Illustrating New words: Vocabulary instruction is best when it involves having students draw a symbolic or realistic representation of the word. It requires them to make meaning from a word in a way that memorization of a definition does not. One can’t fake a picture. The first step in generating an illustration involves grasping the meaning or the context of the word. It doesn’t require artistic skill, but it does require thinking deeply. Creating the image also stores the word’s meaning in a different part of the brain, generating a visual association. Having students make pictorial flashcards can be a helpful strategy. Making a little drawing next to the word and its definition is another good practice.
Standardized Test Preparation: Publishers of test prep books are starting to catch on to the power of imagery to create additional associations for memorizing words.
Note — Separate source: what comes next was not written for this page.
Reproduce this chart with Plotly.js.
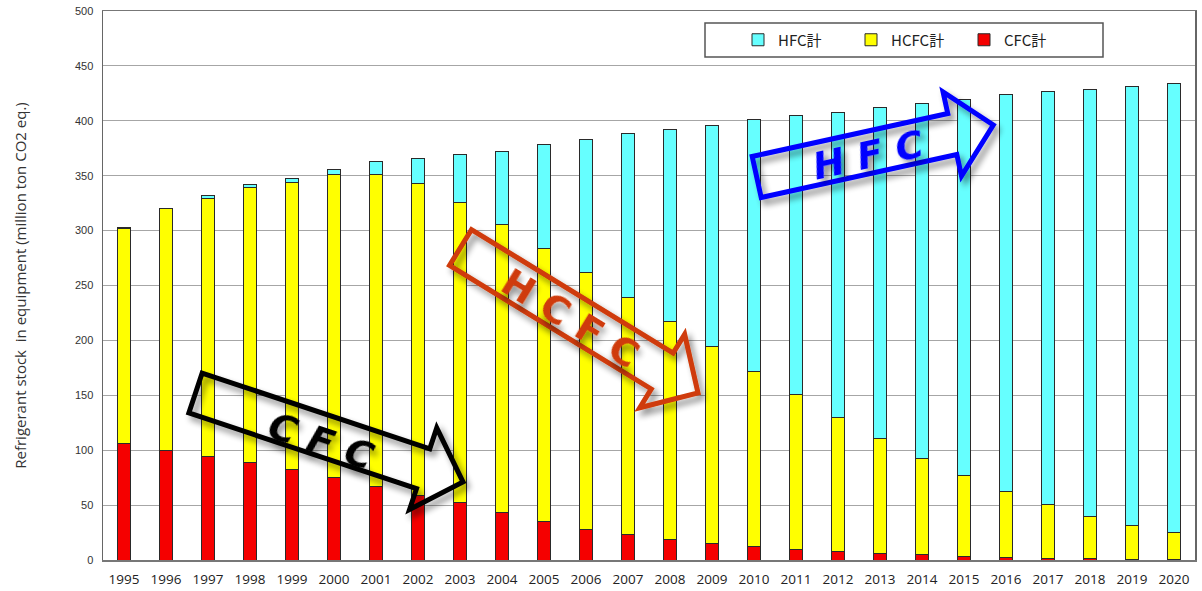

There are many vocabulary book/flashcards available now that are organized around images and cartoons. These tools can be helpful for dyslexic students preparing for standardized tests.
Acting Out a Word: Dyslexics also benefit from acting out words. Having to bring a word to life is a little like a game of charades. The beauty of the game is that is requires the actor to understand the word in a deep way. Acting out the meaning of a word is particularly helpful to a child who is a tactile learner (one who learns through using his body), but everyone benefits from creating additional associations for words.
Writing a story using vocabulary words: It is amazing what a random word list can do to spark a child’s creativity. When students are asked to use all the words on their vocabulary list to write a story, not only do they need to understand all the words in context, but students often come up with some very imaginative tales. Dyslexics remember things much better when the information has a context or a narrative attached.
Context, Context, Context
If there is an overall theme to building word power for dyslexics, it is this: context matters. Dyslexic students understand and remember information by relating facts to larger ideas. In order for information to be understood and remembered, it needs to be attached to an idea. It’s no wonder that studies indicate that students who read a lot do better academically and have superior vocabularies. Stories are wonderful for offering a context that supports memory and meaning for all students.
It is sobering, but not surprising, to know that how much time one spends reading influences academic achievement. However, it is also a great relief to know that there are many ways to gather words even when reading is not easy. Dyslexic children usually need additional support in their quest to find a way to gain access to the world of words, but in most cases, all that is required is an alternative path.